Ali called the ERRs' work "a vital lifeline where regular health services have broken down."
In El Fasher, the capital of North Darfur state, Dr. Yasser Ibrahim described dire conditions under siege. "This city has been heavily burdened by repeated attacks from the Rapid Support Forces militia through artillery shelling and unjust siege, preventing the entry of humanitarian aid, including food and medicine."
"I wish for peace in El Fasher and for its people. I hope the world will pay attention to the situation in my city, lift the siege, and contribute to bringing in food and medicine," he said.
Despite the ERRs’ internationally recognized contributions, their work has largely unfolded in the margins of global headlines, sustained by moral courage and necessity rather than global aid. To humanitarian researchers and rights monitors who have monitored the conflict from afar, the ERRs stand as both a testament to resilience and an indictment of international apathy.
Raymond, whose humanitarian research lab focuses on the region, described El Fasher as "the final battle for the end of the Darfur genocide that began in early 21st Century." When the city falls, he said, "the destruction of El Fasher means the destruction of the last IDP camps of refuge from the first genocide [in 2003], and we have left these people to fundamentally die.”
Raymond noted that El Fasher has been under the world’s most severe food insecurity rating, a humanitarian classification known as IPC 5, "for 15 months. Fifteen times Gaza's length of famine." When the Zamzam IDP camp fell to RSF forces in April, people had "starved so long that when they tried to run, they dropped dead on the road.”
Twenty years ago, a global coalition of over 800,000 activists banded together to shine a light on atrocities in Darfur, underscored by celebrity endorsements and myriad commitments from at least 190 faith-based organizations. "Now, when it counts most, there's none of that," Raymond said. "What Darfur is, besides an entirely preventable tragedy, is it's a mirror to who we are as a country now, and if we look into it, we can see how thoughtless we've become, and how cruel."

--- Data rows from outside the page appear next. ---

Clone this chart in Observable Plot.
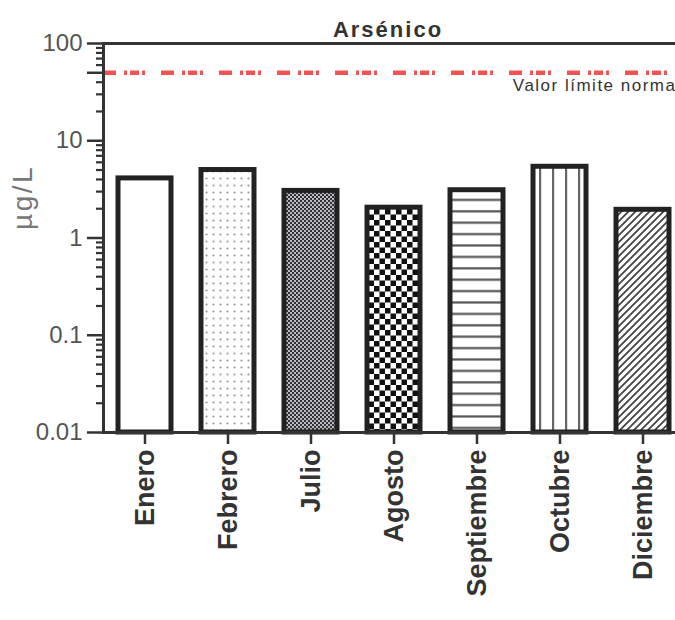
<!DOCTYPE html>
<html><head><meta charset="utf-8">
<script src="https://cdn.jsdelivr.net/npm/d3@7"></script>
<script src="https://cdn.jsdelivr.net/npm/@observablehq/plot@0.6"></script>
<style>
html,body{margin:0;padding:0;background:#fff;overflow:hidden;width:675px;height:620px}
#chart svg{display:block;max-width:none !important;font-family:"Liberation Sans",Arial,sans-serif}
</style></head><body><div id="chart"></div>
<script>
const months = ["Enero","Febrero","Julio","Agosto","Septiembre","Octubre","Diciembre"];
const arsenic = [4.1, 5.0, 3.05, 2.05, 3.1, 5.4, 1.95];
const fills = ["white","url(#p-dots)","url(#p-fine)","url(#p-check)","url(#p-hlines)","url(#p-vlines)","url(#p-diag)"];
const yDomain = [0.01, 100];
const majorTicks = [0.01, 0.1, 1, 10, 50, 100];
const minorTicks = [0.02,0.03,0.04,0.05,0.06,0.07,0.08,0.09,
                    0.2,0.3,0.4,0.5,0.6,0.7,0.8,0.9,
                    2,3,4,5,6,7,8,9,
                    20,30,40,60,70,80,90];
const limitValue = 50;
const limitLabel = "Valor límite norma";
const title = "Arsénico";
const yLabel = "µg/L";

const data = months.map((m, i) => ({month: m, value: arsenic[i], fill: fills[i]}));
const font = "Liberation Sans, Arial, sans-serif";

const plot = Plot.plot({
  width: 690,
  height: 620,
  marginLeft: 103,
  marginRight: 6,
  marginTop: 43,
  marginBottom: 188,
  style: {fontFamily: font, background: "#fff", overflow: "visible"},
  x: {domain: months, paddingInner: 0.36, paddingOuter: 0.18, label: null},
  y: {type: "log", domain: yDomain, label: null},
  color: {type: "identity"},
  marks: [
    Plot.barY(data, {x: "month", y1: yDomain[0], y2: "value", fill: "fill", stroke: "#222", strokeWidth: 5}),
    Plot.ruleY([limitValue], {stroke: "#f25252", strokeWidth: 4.5, strokeDasharray: "13,8,3,3,9,3,3,16"}),
    Plot.text([limitLabel], {y: () => limitValue, frameAnchor: "right", textAnchor: "end", dx: -8, dy: 13,
      fontSize: 17, fill: "#333", fontFamily: font}),
    Plot.frame({stroke: "#333", strokeWidth: 3}),
    Plot.axisY({ticks: minorTicks, tickSize: 7, tickFormat: () => "", stroke: "#333", strokeWidth: 2.2}),
    Plot.axisY({ticks: majorTicks, tickSize: 16, tickPadding: 5, tickFormat: d => String(d),
      stroke: "#333", strokeWidth: 2.5, fill: "#555", fontSize: 24, fontFamily: font}),
    Plot.axisX({tickSize: 12, tickPadding: 5, tickRotate: -90, stroke: "#333", strokeWidth: 2.5,
      fill: "#333", fontSize: 27, fontWeight: "bold", fontFamily: font}),
    Plot.text([title], {frameAnchor: "top", dy: -22, dx: -6, fontSize: 22, fontWeight: "bold", fill: "#333", fontFamily: font}),
    Plot.text([yLabel], {frameAnchor: "left", dx: -80, dy: -8, rotate: -90, fontSize: 28, fill: "#777", fontFamily: font})
  ]
});

// letter spacing (styling only)
const spacing = {[title]: "2px", [yLabel]: "2.5px", [limitLabel]: "1.5px"};
d3.select(plot).selectAll("text").each(function() {
  const s = spacing[this.textContent];
  if (s) this.setAttribute("letter-spacing", s);
});

d3.select(plot).insert("defs", ":first-child").html(`
<pattern id="p-dots" patternUnits="userSpaceOnUse" width="7" height="7">
  <rect width="7" height="7" fill="#fff"/><circle cx="3.5" cy="3.5" r="1.1" fill="#999"/>
</pattern>
<pattern id="p-fine" patternUnits="userSpaceOnUse" width="4" height="4">
  <rect width="4" height="4" fill="#b8b8c4"/><rect width="2" height="2" fill="#333"/><rect x="2" y="2" width="2" height="2" fill="#333"/>
</pattern>
<pattern id="p-check" patternUnits="userSpaceOnUse" width="11" height="11">
  <rect width="11" height="11" fill="#fff"/><rect width="5.5" height="5.5" fill="#111"/><rect x="5.5" y="5.5" width="5.5" height="5.5" fill="#111"/>
</pattern>
<pattern id="p-hlines" patternUnits="userSpaceOnUse" width="12" height="11.4">
  <rect width="12" height="11.4" fill="#fff"/><rect y="5" width="12" height="2.2" fill="#555"/>
</pattern>
<pattern id="p-vlines" patternUnits="userSpaceOnUse" width="13" height="12">
  <rect width="13" height="12" fill="#fff"/><rect x="6" width="2.2" height="12" fill="#666"/>
</pattern>
<pattern id="p-diag" patternUnits="userSpaceOnUse" width="7" height="7">
  <rect width="7" height="7" fill="#fff"/><path d="M-1,1 l2,-2 M0,7 l7,-7 M6,8 l2,-2" stroke="#444" stroke-width="1.8"/>
</pattern>`);

document.getElementById("chart").appendChild(plot);
</script></body></html>
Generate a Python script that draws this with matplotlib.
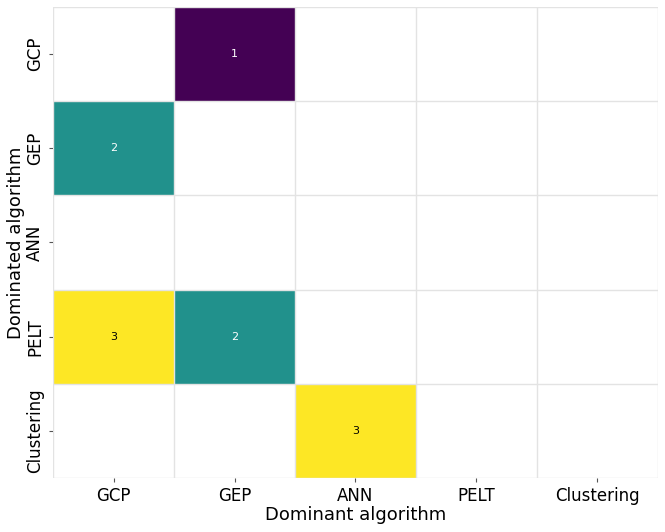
import numpy as np
import matplotlib.pyplot as plt

algorithms = ['GCP', 'GEP', 'ANN', 'PELT', 'Clustering']
# rows: dominated algorithm, columns: dominant algorithm
counts = np.array([
    [0, 1, 0, 0, 0],
    [2, 0, 0, 0, 0],
    [0, 0, 0, 0, 0],
    [3, 2, 0, 0, 0],
    [0, 0, 3, 0, 0],
])

fig = plt.figure(figsize=(6.65, 5.32), dpi=100)
ax = fig.add_axes([0.08, 0.1015, 0.909, 0.8855])

cmap = plt.get_cmap('viridis').copy()
cmap.set_bad('white')
masked = np.ma.masked_where(counts == 0, counts)
ax.pcolormesh(masked, cmap=cmap, vmin=1, vmax=3)

n = len(algorithms)
ax.set_xlim(0, n)
ax.set_ylim(n, 0)
for k in range(n + 1):
    ax.axhline(k, color='#e3e3e3', linewidth=1, zorder=3)
    ax.axvline(k, color='#e3e3e3', linewidth=1, zorder=3)

for i in range(n):
    for j in range(n):
        v = counts[i, j]
        if v > 0:
            c = 'black' if v == 3 else 'white'
            ax.text(j + 0.5, i + 0.5, str(v), ha='center', va='center',
                    fontsize=8, color=c, zorder=4)

ax.set_xticks(np.arange(n) + 0.5)
ax.set_yticks(np.arange(n) + 0.5)
ax.set_xticklabels(algorithms, fontsize=12)
ax.set_yticklabels(algorithms, fontsize=12, rotation=90, va='center')
ax.tick_params(length=3, color='#555555', width=0.8)
for s in ax.spines.values():
    s.set_visible(False)
ax.set_xlabel('Dominant algorithm', fontsize=13, labelpad=1)
ax.set_ylabel('Dominated algorithm', fontsize=13, labelpad=1)

fig.savefig('out.png', dpi=100)
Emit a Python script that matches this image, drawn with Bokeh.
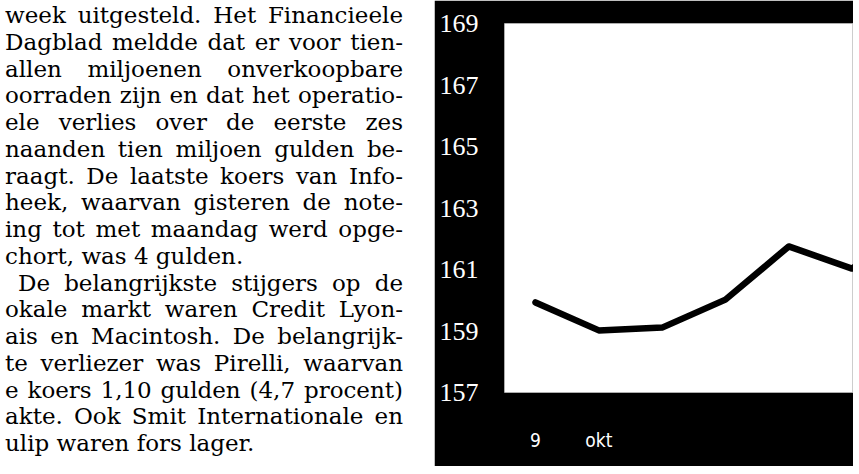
from bokeh.plotting import figure
from bokeh.layouts import row
from bokeh.models import Div, FixedTicker, Range1d
from bokeh.embed import file_html
from bokeh.resources import INLINE

# ---- data ----
day_index = [0, 1, 2, 3, 4, 5, 6]
koers = [159.93, 159.02, 159.11, 160.02, 161.75, 161.03, 162.4]
y_ticks = [157, 159, 161, 163, 165, 167, 169]
x_tick_pos = [0, 1]
x_tick_labels = ["9", "okt"]

column_lines = [
    "week uitgesteld. Het Financieele",
    "Dagblad meldde dat er voor tien-",
    "allen miljoenen onverkoopbare",
    "oorraden zijn en dat het operatio-",
    "ele verlies over de eerste zes",
    "naanden tien miljoen gulden be-",
    "raagt. De laatste koers van Info-",
    "heek, waarvan gisteren de note-",
    "ing tot met maandag werd opge-",
    "chort, was 4 gulden.",
    "De belangrijkste stijgers op de",
    "okale markt waren Credit Lyon-",
    "ais en Macintosh. De belangrijk-",
    "te verliezer was Pirelli, waarvan",
    "e koers 1,10 gulden (4,7 procent)",
    "akte. Ook Smit Internationale en",
    "ulip waren fors lager.",
]
last_lines = {9, 16}
indented = {10}

# ---- text column ----
parts = []
for i, ln in enumerate(column_lines):
    if i in last_lines:
        style = "text-align:left;"
    else:
        style = "text-align:justify;text-align-last:justify;"
    if i in indented:
        style += "padding-left:13px;"
    parts.append(f'<div style="{style}white-space:nowrap;">{ln}</div>')

html = (
    '<div style="position:relative;top:-3px;width:398px;'
    "font-family:'DejaVu Serif';font-size:23px;line-height:26.75px;"
    'color:#000;">' + "".join(parts) + "</div>"
)
div = Div(text=html, width=424, height=466)

# ---- chart ----
p = figure(
    width=419, height=466,
    output_backend="svg", toolbar_location=None,
    x_range=Range1d(-0.49, 5.023), y_range=Range1d(157, 169),
    min_border_left=70, min_border_right=0, min_border_top=23, min_border_bottom=74,
    border_fill_color="black", background_fill_color="white",
)
p.outline_line_color = "#9a9a9a"
p.outline_line_dash = "1 1"
p.outline_line_width = 1
p.grid.visible = False

p.line(day_index, koers, line_color="black", line_width=6.5, line_join="round", line_cap="round")

p.yaxis.ticker = FixedTicker(ticks=y_ticks)
p.yaxis.axis_line_color = None
p.yaxis.major_tick_line_color = None
p.yaxis.minor_tick_line_color = None
p.yaxis.major_label_standoff = 20
p.yaxis.major_label_text_color = "white"
p.yaxis.major_label_text_font = "'Liberation Serif', serif"
p.yaxis.major_label_text_font_size = "26px"
p.yaxis.major_label_text_baseline = "hanging"

p.xaxis.ticker = FixedTicker(ticks=x_tick_pos)
p.xaxis.major_label_overrides = {t: l for t, l in zip(x_tick_pos, x_tick_labels)}
p.xaxis.axis_line_color = None
p.xaxis.major_tick_line_color = None
p.xaxis.minor_tick_line_color = None
p.xaxis.major_label_standoff = 30
p.xaxis.major_label_text_color = "white"
p.xaxis.major_label_text_font = "'DejaVu Sans Condensed', 'Liberation Sans Narrow', sans-serif"
p.xaxis.major_label_text_font_size = "19px"

layout = row(div, p, spacing=0)

open("out.html", "w").write(file_html(layout, INLINE))
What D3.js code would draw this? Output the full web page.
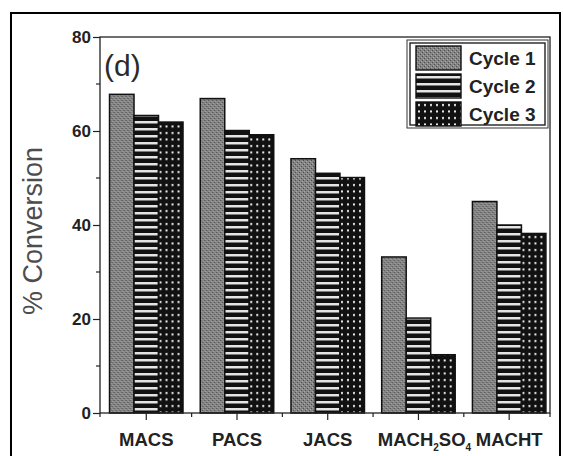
<!DOCTYPE html>
<html>
<head>
<meta charset="utf-8">
<script src="https://cdn.jsdelivr.net/npm/d3@7"></script>
<style>
  body { margin: 0; background: #fff; }
  svg { display: block; font-family: 'Liberation Sans', Arial, sans-serif; }
</style>
</head>
<body>
<script>
var categories = ['MACS', 'PACS', 'JACS', 'MACH2SO4', 'MACHT']
var series = ['Cycle 1', 'Cycle 2', 'Cycle 3']
var cycle1 = [67.8, 66.9, 54.1, 33.2, 45.0]
var cycle2 = [63.3, 60.1, 51.0, 20.2, 40.0]
var cycle3 = [61.9, 59.2, 50.1, 12.4, 38.2]
var yTicks = [0, 20, 40, 60, 80]
var yMinor = [10, 30, 50, 70]

var W = 563, H = 456
var svg = d3.select('body').append('svg').attr('width', W).attr('height', H)

// hatch patterns
var defs = svg.append('defs')
var p1 = defs.append('pattern').attr('id', 'pat1').attr('patternUnits', 'userSpaceOnUse')
  .attr('width', 4).attr('height', 4)
p1.append('rect').attr('width', 4).attr('height', 4).attr('fill', '#858585')
p1.append('rect').attr('x', 0).attr('y', 0).attr('width', 1).attr('height', 1).attr('fill', '#4e4e4e')
p1.append('rect').attr('x', 2).attr('y', 2).attr('width', 1).attr('height', 1).attr('fill', '#4e4e4e')
p1.append('rect').attr('x', 1).attr('y', 3).attr('width', 1).attr('height', 1).attr('fill', '#a8a8a8')
p1.append('rect').attr('x', 3).attr('y', 1).attr('width', 1).attr('height', 1).attr('fill', '#a8a8a8')

var p2 = defs.append('pattern').attr('id', 'pat2').attr('patternUnits', 'userSpaceOnUse')
  .attr('width', 8).attr('height', 7)
p2.append('rect').attr('width', 8).attr('height', 7).attr('fill', '#111')
p2.append('rect').attr('y', 2).attr('width', 8).attr('height', 2.5).attr('fill', '#e4e4e4')

var p3 = defs.append('pattern').attr('id', 'pat3').attr('patternUnits', 'userSpaceOnUse')
  .attr('width', 6).attr('height', 6.5)
p3.append('rect').attr('width', 6).attr('height', 6.5).attr('fill', '#111')
p3.append('rect').attr('x', 2).attr('y', 2).attr('width', 2).attr('height', 2).attr('fill', '#f2f2f2')

var fills = ['url(#pat1)', 'url(#pat2)', 'url(#pat3)']

// outer figure frame
svg.append('rect')
  .attr('x', 11).attr('y', 13).attr('width', 549).attr('height', 470)
  .style('fill', 'none').style('stroke', '#000').style('stroke-width', 2)

var pLeft = 100, pRight = 550, pTop = 37, pBottom = 413

var x = d3.scaleBand().domain(categories).range([pLeft, pRight])
  .paddingInner(0.19).paddingOuter(0.075).align(0.7)
var xs = d3.scaleBand().domain(series).range([0, x.bandwidth()])
var y = d3.scaleLinear().domain([0, 80]).range([pBottom, pTop])

var data = [cycle1, cycle2, cycle3]

var groups = svg.append('g').selectAll('g').data(categories).enter().append('g')
  .attr('transform', function(d){ return 'translate(' + x(d) + ',0)' })

groups.selectAll('rect').data(function(d, i){
    return series.map(function(s, j){ return {s: s, j: j, v: data[j][i]} })
  }).enter().append('rect')
  .attr('x', function(d){ return xs(d.s) })
  .attr('y', function(d){ return y(d.v) })
  .attr('width', xs.bandwidth())
  .attr('height', function(d){ return pBottom - y(d.v) })
  .style('fill', function(d){ return fills[d.j] })
  .style('stroke', '#111').style('stroke-width', 1.5)

// plot box
svg.append('rect').attr('x', pLeft).attr('y', pTop).attr('width', pRight - pLeft).attr('height', pBottom - pTop)
  .style('fill', 'none').style('stroke', '#222').style('stroke-width', 1.3)

// y axis
var yAxis = d3.axisLeft(y).tickValues(yTicks).tickSize(7).tickPadding(2)
var yg = svg.append('g').attr('transform', 'translate(' + pLeft + ',0)').call(yAxis)
yg.select('.domain').remove()
yg.selectAll('line').style('stroke', '#222').style('stroke-width', 1.2)
yg.selectAll('text').style('font-size', '17px').style('font-weight', 'bold').style('fill', '#222')
  .style('font-family', "'Liberation Sans', Arial, sans-serif")
svg.append('g').selectAll('line').data(yMinor).enter().append('line')
  .attr('x1', pLeft - 4).attr('x2', pLeft)
  .attr('y1', function(d){ return y(d) }).attr('y2', function(d){ return y(d) })
  .style('stroke', '#222').style('stroke-width', 1.2)

// x axis
var xAxis = d3.axisBottom(x).tickSize(7).tickFormat('')
var xg = svg.append('g').attr('transform', 'translate(0,' + pBottom + ')').call(xAxis)
xg.select('.domain').remove()
xg.selectAll('line').style('stroke', '#222').style('stroke-width', 1.2)

var step = x.step()
var minor = categories.slice(1).map(function(c){ return x(c) - (step - x.bandwidth()) / 2 })
minor = [pLeft].concat(minor).concat([pRight])
svg.append('g').selectAll('line').data(minor).enter().append('line')
  .attr('x1', function(d){ return d }).attr('x2', function(d){ return d })
  .attr('y1', pBottom).attr('y2', pBottom + 4)
  .style('stroke', '#222').style('stroke-width', 1.2)

var xl = svg.append('g').selectAll('text').data(categories).enter().append('text')
  .attr('x', function(d){ return x(d) + x.bandwidth() / 2 + (d === 'MACH2SO4' ? 6 : 0) })
  .attr('y', 446)
  .attr('text-anchor', 'middle')
  .style('font-size', '18.5px').style('font-weight', 'bold').style('fill', '#222')
xl.each(function(d){
  var t = d3.select(this)
  if (d === 'MACH2SO4') {
    t.append('tspan').text('MACH')
    t.append('tspan').text('2').attr('dy', 5).style('font-size', '10px')
    t.append('tspan').text('SO').attr('dy', -5)
    t.append('tspan').text('4').attr('dy', 5).style('font-size', '10px')
  } else {
    t.text(d)
  }
})

// y label
svg.append('text')
  .attr('transform', 'translate(42,' + ((pTop + pBottom) / 2 + 6) + ') rotate(-90)')
  .attr('text-anchor', 'middle')
  .style('font-size', '27px').style('fill', '#4d4d4d')
  .text('% Conversion')

// panel label
svg.append('text').attr('x', 104).attr('y', 76)
  .style('font-size', '30px').style('fill', '#2a2a2a')
  .text('(d)')

// legend
var lg = svg.append('g')
lg.append('rect').attr('x', 407).attr('y', 40).attr('width', 141).attr('height', 88)
  .style('fill', '#fff').style('stroke', '#333').style('stroke-width', 1)
lg.append('rect').attr('x', 410).attr('y', 43).attr('width', 135).attr('height', 82)
  .style('fill', 'none').style('stroke', '#222').style('stroke-width', 1.4)

var li = lg.selectAll('g.item').data(series).enter().append('g')
  .attr('transform', function(d, i){ return 'translate(416,' + (46 + i * 28) + ')' })
li.append('rect').attr('width', 45).attr('height', 24)
  .style('fill', function(d, i){ return fills[i] })
  .style('stroke', '#111').style('stroke-width', 1.4)
li.append('text').attr('x', 53).attr('y', 19)
  .style('font-size', '19px').style('font-weight', 'bold').style('fill', '#222')
  .text(function(d){ return d })
</script>
</body>
</html>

But ERR volunteers like Duaa Tariq have refused to wait for the world to act.
Tariq joined an ERR "on the second day of war in Khartoum." She stayed when she could have fled, choosing instead to help her neighbors. "We started by doing anti-war graffiti art on the walls of Khartoum," she said. By the fourth day, the ERRs were meeting urgent needs: distributing food, establishing communal kitchens, creating safe spaces for women, and offering alternative education.
"The collective survival instinct was very high," Tariq said. "With the absence of the international community and organizations... we were just left alone. Then the community, we came together."
Now, as fighting has subsided in parts of Khartoum, ERRs are "shifting from providing emergency support into rebuilding the community and rebuilding the society," Tariq said.
When asked about peace, Tariq offered a perspective that cut through diplomatic platitudes: "Peace has been politicized a lot. ...but in the community, we experience it every day. We experienced peace during the war in the soup kitchen, around mutual aid when people came together." She added, "Peace cannot be tailored inside conferences or meeting rooms. Peace can only come from the community, and peace can only come by believing in the idea that communities can help [themselves]."
Ahmed, founder of the Old Omdurman Emergency Response Room, emphasized the same resilience when the RSF first took control of Khartoum: "Only ERRs were there. In El Fasher, in Kordofan, [and other localities.]" Her message to the international community is clear: "Please stop treating us as a passive recipient."
As Sudan’s conflict drags on, the ERRs continue to operate, rebuilding what they can — and reminding the world that local action can endure even when global attention fades.